● **SHORT EXERCISE**
Print exactly the lines from the first one down to the line that contains "const yTicks = [0.5, 0.6, 0.7];", both included, and skip the pictures.

● **RECORD EXCERPTS**
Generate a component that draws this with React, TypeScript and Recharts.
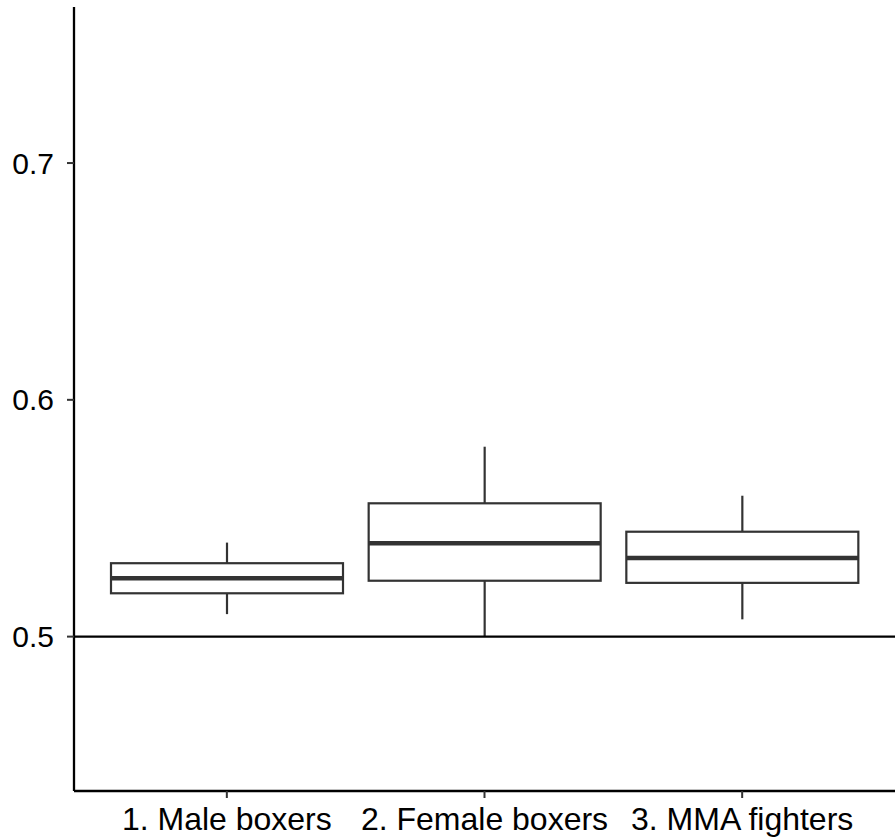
import { ComposedChart, Bar, XAxis, YAxis, ReferenceLine } from 'recharts';

// Box-plot summaries
const groups = ['1. Male boxers', '2. Female boxers', '3. MMA fighters'];
const whiskerLow = [0.5095, 0.5, 0.5073];
const boxLow = [0.5183, 0.5236, 0.5227];
const medians = [0.5247, 0.5394, 0.5332];
const boxHigh = [0.531, 0.5563, 0.5443];
const whiskerHigh = [0.5397, 0.5802, 0.5595];
const yTicks = [0.5, 0.6, 0.7];

const data = groups.map((group, i) => ({
  group,
  range: [whiskerLow[i], whiskerHigh[i]],
  lo: whiskerLow[i],
  q1: boxLow[i],
  med: medians[i],
  q3: boxHigh[i],
  hi: whiskerHigh[i],
}));

const FONT = '"Liberation Sans", Arial, sans-serif';

// The bar spans lo..hi, so map the other stats with the same linear scale
const BoxShape = (props: any) => {
  const { x, y, width, height, payload } = props;
  const { lo, q1, med, q3, hi } = payload;
  const toY = (v: number) => y + ((hi - v) / (hi - lo)) * height;
  const cx = x + width / 2;
  const yQ1 = toY(q1);
  const yQ3 = toY(q3);
  const yMed = toY(med);
  return (
    <g>
      <line x1={cx} x2={cx} y1={y} y2={yQ3} stroke="#333" strokeWidth={2.2} />
      <line x1={cx} x2={cx} y1={yQ1} y2={y + height} stroke="#333" strokeWidth={2.2} />
      <rect x={x} y={yQ3} width={width} height={yQ1 - yQ3} fill="#fff" stroke="#333" strokeWidth={2.2} />
      <line x1={x} x2={x + width} y1={yMed} y2={yMed} stroke="#333" strokeWidth={4.5} />
    </g>
  );
};

export default function App() {
  return (
    <div style={{ position: 'absolute', left: 0, top: 0, background: '#fff' }}>
      <ComposedChart
        width={895}
        height={840}
        data={data}
        margin={{ top: 7, right: 0, bottom: 0, left: 0 }}
      >
        <XAxis
          dataKey="group"
          height={49}
          interval={0}
          padding={{ left: 24, right: 24 }}
          axisLine={{ stroke: '#000', strokeWidth: 2.3 }}
          tickLine={{ stroke: '#333', strokeWidth: 2 }}
          tickSize={7}
          tickMargin={9}
          tick={{ fill: '#000', fontSize: 32, fontFamily: FONT }}
        />
        <YAxis
          type="number"
          domain={[0.4348, 0.7659]}
          ticks={yTicks}
          width={74}
          tickFormatter={(v: number) => v.toFixed(1)}
          axisLine={{ stroke: '#000', strokeWidth: 2.3 }}
          tickLine={{ stroke: '#333', strokeWidth: 2 }}
          tickSize={7}
          tickMargin={13}
          tick={{ fill: '#000', fontSize: 30, fontFamily: FONT }}
        />
        <ReferenceLine y={0.5} stroke="#000" strokeWidth={2.3} />
        <Bar
          dataKey="range"
          barSize={232}
          shape={<BoxShape />}
          isAnimationActive={false}
        />
      </ComposedChart>
    </div>
  );
}
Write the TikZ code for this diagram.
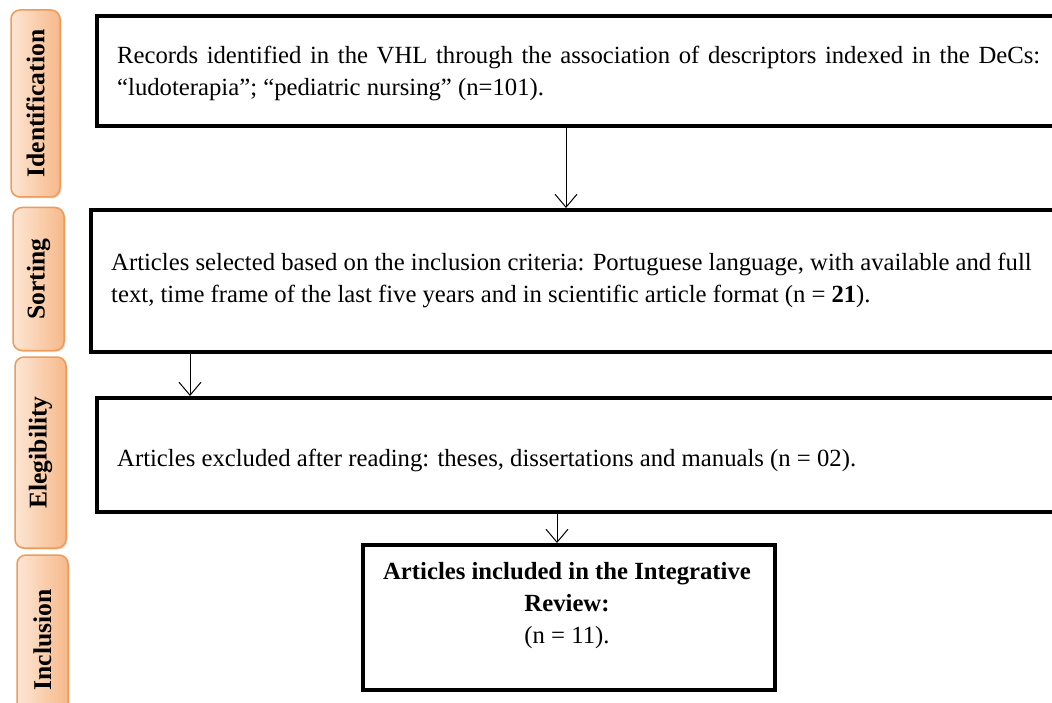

● **WRITTEN SOLUTION**
Generate a component that draws this with React, TypeScript and Recharts.
import { ComposedChart, Bar, XAxis, YAxis, ReferenceLine } from 'recharts';

// Box-plot summaries
const groups = ['1. Male boxers', '2. Female boxers', '3. MMA fighters'];
const whiskerLow = [0.5095, 0.5, 0.5073];
const boxLow = [0.5183, 0.5236, 0.5227];
const medians = [0.5247, 0.5394, 0.5332];
const boxHigh = [0.531, 0.5563, 0.5443];
const whiskerHigh = [0.5397, 0.5802, 0.5595];
const yTicks = [0.5, 0.6, 0.7];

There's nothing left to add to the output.